Fortuna’s Hand?

Wake Up Call

I find myself with a nagging ache for the writer of a memoir I once read. The true story of several interlocking tragedies is told by a wife made famous when she marries into a famous family. One of the tragedies is her husband’s death after too brief a marriage and chance at happiness.

Somehow the wife tries to understand – make sense of senseless tragedy. She settles on an old Roman goddess, Fortuna. It is “Fortune” which arbitrarily dishes out the good to one, the bad to another. But watch out – next week it might be the reverse! After her husband’s death she seeks help in many spiritual places but comes up empty. Now she simply endures and goes on with only a sense that fate visited her.

Is life really either meaningless or directed by a malevolent goddess?
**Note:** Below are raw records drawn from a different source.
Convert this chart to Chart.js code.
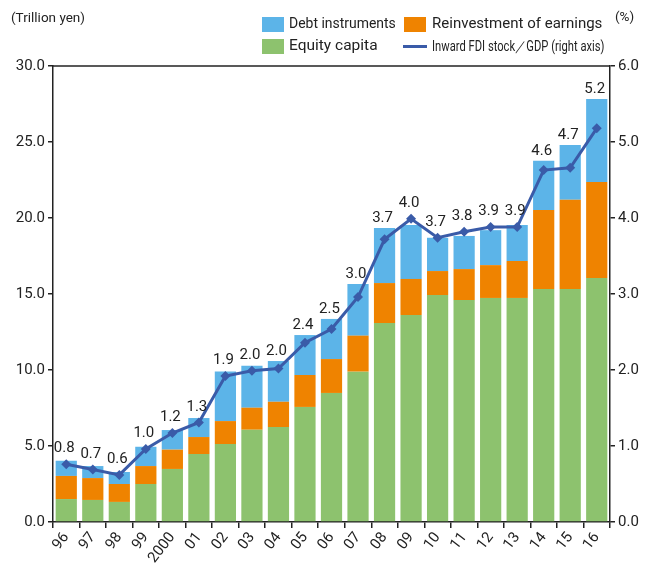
<!DOCTYPE html>
<html>
<head>
<meta charset="utf-8">
<script src="https://cdn.jsdelivr.net/npm/chart.js@4/dist/chart.umd.min.js"></script>
<style>
  html, body { margin: 0; padding: 0; background: #fff; }
  #wrap { position: relative; width: 655px; height: 567px; font-family: Roboto, "Noto Sans", sans-serif; color: #222; }
  canvas { position: absolute; left: 0; top: 0; }
  .t { position: absolute; white-space: nowrap; line-height: 1; transform-origin: left top; }
  .sq { position: absolute; width: 22px; height: 15px; }
  .ln { position: absolute; width: 24px; height: 3px; background: #3A5BA8; }
</style>
</head>
<body>
<div id="wrap">
  <canvas id="c" width="655" height="567"></canvas>
  <div class="t" style="left:11px; top:11px; font-size:13.5px;">(Trillion yen)</div>
  <div class="t" style="left:615px; top:10px; font-size:13.5px;">(%)</div>
  <div class="sq" style="left:262px; top:17px; background:#5CB4E8;"></div>
  <div class="t" style="left:289px; top:16px; font-size:15.5px; transform:scaleX(0.9);">Debt instruments</div>
  <div class="sq" style="left:404px; top:17px; background:#EF8300;"></div>
  <div class="t" style="left:432px; top:16px; font-size:15.5px; transform:scaleX(0.97);">Reinvestment of earnings</div>
  <div class="sq" style="left:262px; top:39px; background:#8DC26E;"></div>
  <div class="t" style="left:289px; top:38px; font-size:15.5px;">Equity capita</div>
  <div class="ln" style="left:403px; top:45px;"></div>
  <div class="t" style="left:432px; top:39px; font-size:14px; transform:scaleX(0.8);">Inward FDI stock／GDP (right axis)</div>
</div>
<script>
const categories = ['96','97','98','99','2000','01','02','03','04','05','06','07','08','09','10','11','12','13','14','15','16'];
const equityCapital = [1.51,1.45,1.32,2.50,3.49,4.47,5.13,6.07,6.25,7.57,8.49,9.89,13.09,13.62,14.93,14.60,14.74,14.74,15.33,15.33,16.05];
const reinvestment = [1.52,1.44,1.18,1.18,1.27,1.12,1.51,1.45,1.66,2.10,2.23,2.37,2.63,2.37,1.58,2.04,2.16,2.43,5.20,5.87,6.32];
const debtInstruments = [1.00,0.79,0.79,1.27,1.29,1.25,3.26,2.76,2.68,2.63,2.64,3.40,3.62,3.55,2.19,2.18,2.30,2.37,3.24,3.60,5.46];
const fdiToGdp = [0.76,0.69,0.62,0.96,1.17,1.31,1.92,1.99,2.02,2.36,2.54,2.96,3.72,3.99,3.74,3.82,3.88,3.88,4.63,4.66,5.18];
const leftTicks = [0,5,10,15,20,25,30];
const rightTicks = [0,1,2,3,4,5,6];

const FONT = 'Roboto, "Noto Sans", sans-serif';
const AXIS = '#222';

const topBorder = {
  id: 'topBorder',
  afterDraw(chart) {
    const {ctx, chartArea} = chart;
    ctx.save();
    ctx.strokeStyle = AXIS;
    ctx.lineWidth = 1.5;
    ctx.beginPath();
    ctx.moveTo(chartArea.left, chartArea.top);
    ctx.lineTo(chartArea.right, chartArea.top);
    ctx.stroke();
    ctx.restore();
  }
};

const valueLabels = {
  id: 'valueLabels',
  afterDatasetsDraw(chart) {
    const {ctx} = chart;
    const lineMeta = chart.getDatasetMeta(0);
    const topMeta = chart.getDatasetMeta(3);
    ctx.save();
    ctx.font = '15px ' + FONT;
    ctx.fillStyle = '#222';
    ctx.textAlign = 'center';
    ctx.textBaseline = 'bottom';
    fdiToGdp.forEach((v, i) => {
      const p = lineMeta.data[i];
      const b = topMeta.data[i];
      const y = Math.min(p.y - 6, b.y) - 2;
      ctx.fillText(v.toFixed(1), b.x - 2, y);
    });
    ctx.restore();
  }
};

new Chart(document.getElementById('c'), {
  data: {
    labels: categories,
    datasets: [
      { type: 'line', label: 'Inward FDI stock／GDP (right axis)', data: fdiToGdp, yAxisID: 'y1',
        borderColor: '#3A5BA8', backgroundColor: '#3A5BA8', borderWidth: 3,
        pointStyle: 'rectRot', pointRadius: 5, pointBorderWidth: 0, tension: 0, order: 0 },
      { type: 'bar', label: 'Equity capita', data: equityCapital, backgroundColor: '#8DC26E', yAxisID: 'y', order: 1 },
      { type: 'bar', label: 'Reinvestment of earnings', data: reinvestment, backgroundColor: '#EF8300', yAxisID: 'y', order: 1 },
      { type: 'bar', label: 'Debt instruments', data: debtInstruments, backgroundColor: '#5CB4E8', yAxisID: 'y', order: 1 }
    ]
  },
  options: {
    responsive: false,
    devicePixelRatio: 1,
    animation: false,
    layout: { padding: { top: 66, left: 0, right: 0, bottom: 0 } },
    datasets: { bar: { barPercentage: 0.8, categoryPercentage: 1.0, borderWidth: 0 } },
    plugins: { legend: { display: false }, tooltip: { enabled: false } },
    scales: {
      x: {
        stacked: true,
        offset: true,
        afterFit(s) { s.height = 45; },
        grid: { display: true, offset: true, drawOnChartArea: false, drawTicks: true, tickLength: 6, color: AXIS, lineWidth: 1.5 },
        border: { display: true, color: AXIS, width: 1.5 },
        ticks: { autoSkip: false, maxRotation: 52, minRotation: 52, padding: 1, color: '#222', font: { family: FONT, size: 15 } }
      },
      y: {
        stacked: true,
        position: 'left',
        min: 0, max: 30,
        afterFit(s) { s.width = 53; },
        afterBuildTicks(s) { s.ticks = leftTicks.map(v => ({ value: v })); },
        grid: { display: true, drawOnChartArea: false, drawTicks: true, tickLength: 5, color: AXIS, lineWidth: 1.5 },
        border: { display: true, color: AXIS, width: 1.5 },
        ticks: { padding: 3, color: '#222', font: { family: FONT, size: 15 }, callback: v => Number(v).toFixed(1) }
      },
      y1: {
        stacked: false,
        position: 'right',
        min: 0, max: 6,
        afterFit(s) { s.width = 45; },
        afterBuildTicks(s) { s.ticks = rightTicks.map(v => ({ value: v })); },
        grid: { display: true, drawOnChartArea: false, drawTicks: true, tickLength: 5, color: AXIS, lineWidth: 1.5 },
        border: { display: true, color: AXIS, width: 1.5 },
        ticks: { padding: 3, color: '#222', font: { family: FONT, size: 15 }, callback: v => Number(v).toFixed(1) }
      }
    }
  },
  plugins: [topBorder, valueLabels]
});
</script>
</body>
</html>
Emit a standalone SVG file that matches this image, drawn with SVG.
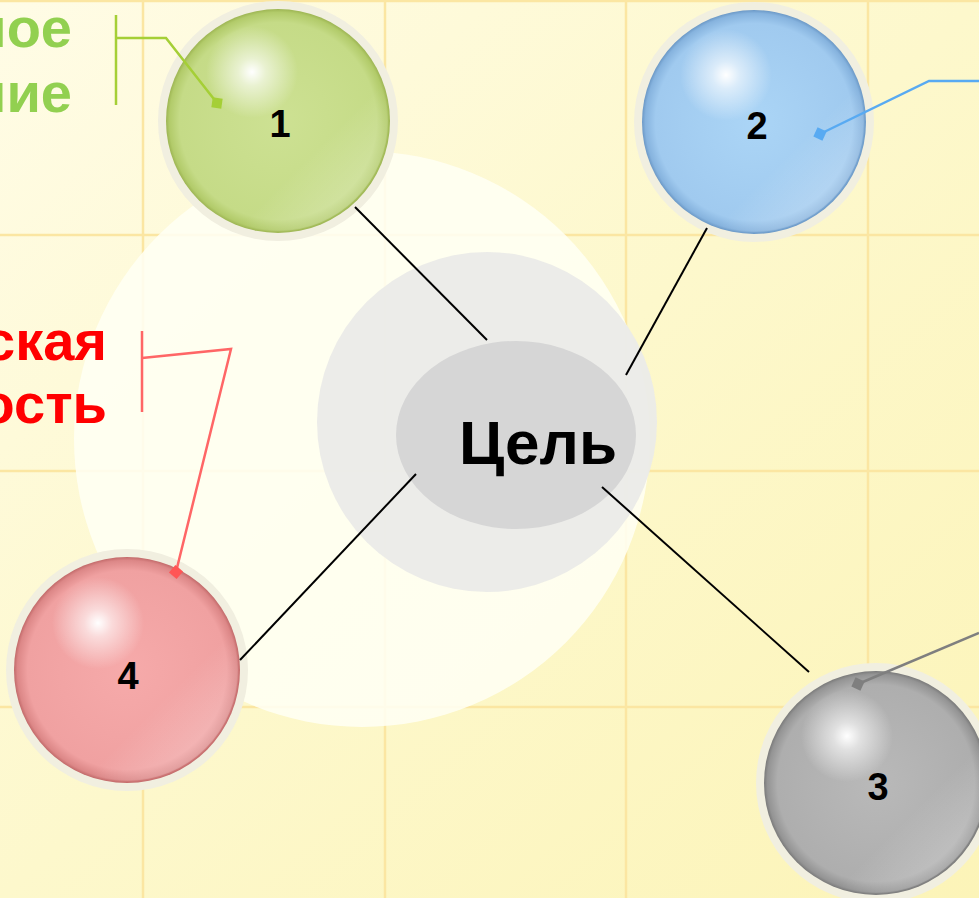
<svg xmlns="http://www.w3.org/2000/svg" width="979" height="898" viewBox="0 0 979 898">
<defs>
<linearGradient id="bg" x1="0" y1="0" x2="1" y2="1">
<stop offset="0" stop-color="#fffce6"/>
<stop offset="0.5" stop-color="#fdf8cc"/>
<stop offset="1" stop-color="#fcf4b8"/>
</linearGradient>
<radialGradient id="hl" cx="0.5" cy="0.5" r="0.5">
<stop offset="0" stop-color="#ffffff" stop-opacity="1"/>
<stop offset="0.3" stop-color="#ffffff" stop-opacity="0.6"/>
<stop offset="1" stop-color="#ffffff" stop-opacity="0"/>
</radialGradient>
<radialGradient id="gGreen" cx="0.5" cy="0.5" r="0.5">
<stop offset="0" stop-color="#cde193"/>
<stop offset="0.88" stop-color="#c5db87"/>
<stop offset="0.97" stop-color="#b2cb6a"/>
<stop offset="1" stop-color="#9db553"/>
</radialGradient>
<radialGradient id="gBlue" cx="0.5" cy="0.5" r="0.5">
<stop offset="0" stop-color="#abd5f6"/>
<stop offset="0.88" stop-color="#a0caef"/>
<stop offset="0.97" stop-color="#86b3de"/>
<stop offset="1" stop-color="#6b98c6"/>
</radialGradient>
<radialGradient id="gGray" cx="0.5" cy="0.5" r="0.5">
<stop offset="0" stop-color="#b9b9b9"/>
<stop offset="0.88" stop-color="#aeaeae"/>
<stop offset="0.97" stop-color="#949494"/>
<stop offset="1" stop-color="#7a7a7a"/>
</radialGradient>
<radialGradient id="gPink" cx="0.5" cy="0.5" r="0.5">
<stop offset="0" stop-color="#f6aaaa"/>
<stop offset="0.88" stop-color="#f0a1a1"/>
<stop offset="0.97" stop-color="#dc8787"/>
<stop offset="1" stop-color="#c26a6a"/>
</radialGradient>
<linearGradient id="refl" x1="0" y1="0" x2="1" y2="1">
<stop offset="0.65" stop-color="#ffffff" stop-opacity="0"/>
<stop offset="1" stop-color="#ffffff" stop-opacity="0.4"/>
</linearGradient>
<style>
.grid{stroke:#fbe6a2;stroke-width:2.5;fill:none}
.halo{fill:#f1efe0}
.num{font-family:"Liberation Sans",Arial,sans-serif;font-weight:bold;font-size:38px;fill:#000;text-anchor:middle}
.conn{stroke:#000;stroke-width:2;fill:none}
.lbl{font-family:"Liberation Sans",Arial,sans-serif;font-weight:bold;font-size:56px;text-anchor:end}
</style>
</defs>

<rect x="0" y="0" width="979" height="898" fill="url(#bg)"/>
<g id="grid">
<line class="grid" x1="0" y1="1" x2="979" y2="1"/>
<line class="grid" x1="0" y1="235" x2="979" y2="235"/>
<line class="grid" x1="0" y1="471" x2="979" y2="471"/>
<line class="grid" x1="0" y1="707" x2="979" y2="707"/>
<line class="grid" x1="143" y1="0" x2="143" y2="898"/>
<line class="grid" x1="385" y1="0" x2="385" y2="898"/>
<line class="grid" x1="626" y1="0" x2="626" y2="898"/>
<line class="grid" x1="868" y1="0" x2="868" y2="898"/>
</g>

<g id="backdrop">
<circle cx="362" cy="439" r="288" fill="#fffff4" opacity="0.88"/>
</g>

<g id="center">
<circle cx="487" cy="422" r="170" fill="#ebebe8" opacity="0.95"/>
<ellipse cx="516" cy="435" rx="120" ry="94" fill="#d6d6d6"/>
<text x="538" y="464" font-family="'Liberation Sans',Arial,sans-serif" font-weight="bold" font-size="62" text-anchor="middle" fill="#000">Цель</text>
</g>

<g id="node1">
<circle class="halo" cx="278" cy="121" r="120"/>
<circle cx="278" cy="121" r="112" fill="url(#gGreen)"/>
<circle cx="252" cy="72" r="46" fill="url(#hl)"/>
<circle cx="278" cy="121" r="110" fill="url(#refl)"/>
<text class="num" x="280" y="137">1</text>
</g>

<g id="node2">
<circle class="halo" cx="754" cy="122" r="120"/>
<circle cx="754" cy="122" r="112" fill="url(#gBlue)"/>
<circle cx="726" cy="75" r="46" fill="url(#hl)"/>
<circle cx="754" cy="122" r="110" fill="url(#refl)"/>
<text class="num" x="757" y="139">2</text>
</g>

<g id="node3">
<circle class="halo" cx="876" cy="783" r="120"/>
<circle cx="876" cy="783" r="112" fill="url(#gGray)"/>
<circle cx="847" cy="736" r="46" fill="url(#hl)"/>
<circle cx="876" cy="783" r="110" fill="url(#refl)"/>
<text class="num" x="878" y="800">3</text>
</g>

<g id="node4">
<circle class="halo" cx="127" cy="670" r="121"/>
<circle cx="127" cy="670" r="113" fill="url(#gPink)"/>
<circle cx="98" cy="623" r="46" fill="url(#hl)"/>
<circle cx="127" cy="670" r="111" fill="url(#refl)"/>
<text class="num" x="128" y="689">4</text>
</g>

<g id="connectors">
<line class="conn" x1="355" y1="207" x2="487" y2="340"/>
<line class="conn" x1="707" y1="228" x2="626" y2="375"/>
<line class="conn" x1="602" y1="487" x2="809" y2="672"/>
<line class="conn" x1="416" y1="474" x2="240" y2="660"/>
</g>

<g id="callout1">
<polyline points="116,15 116,105" stroke="#a5cf36" stroke-width="2.5" fill="none"/>
<polyline points="116,38 166,38 217,103" stroke="#a5cf36" stroke-width="2.5" fill="none"/>
<rect x="212" y="98" width="10" height="10" fill="#a5cf36" transform="rotate(8 217 103)"/>
<text class="lbl" x="72" y="47" fill="#92d050">ное</text>
<text class="lbl" x="72" y="112" fill="#92d050">ние</text>
</g>

<g id="callout2">
<polyline points="820,134 929,81 979,81" stroke="#58aaf2" stroke-width="2.5" fill="none"/>
<rect x="815" y="129" width="10" height="10" fill="#58aaf2" transform="rotate(25 820 134)"/>
</g>

<g id="callout3">
<polyline points="858,684 979,633" stroke="#7f7f7f" stroke-width="2.5" fill="none"/>
<rect x="853" y="679" width="10" height="10" fill="#7f7f7f" transform="rotate(25 858 684)"/>
</g>

<g id="callout4">
<polyline points="142,331 142,412" stroke="#ff6666" stroke-width="2.5" fill="none"/>
<polyline points="142,358 231,349 176,572" stroke="#ff6666" stroke-width="2.5" fill="none"/>
<rect x="171" y="567" width="10" height="10" fill="#ff5555" transform="rotate(40 176 572)"/>
<text class="lbl" x="107" y="360" fill="#ff0000">ская</text>
<text class="lbl" x="107" y="423" fill="#ff0000">ость</text>
</g>
</svg>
Do all those tears and sorrows and heartbreaks count for nothing in the end? NO! But if we want to bring meaning to tragedy in our life we have to ask the right question. The question is not “why did this happen to me” but “how can you redeem it God?”

How about you? You must have some big “why” questions; we almost all do. How are you making sense of what you do not understand about your own life? Job was a man visited by tragedy and God never really explained to him why it had all happened. Still, Job said; “I have heard of You by the hearing of the ear, but now my eye sees You” (Job 42:5).

In tragedy, Job met God in an intimate way unknown to him before. How about that to give purpose?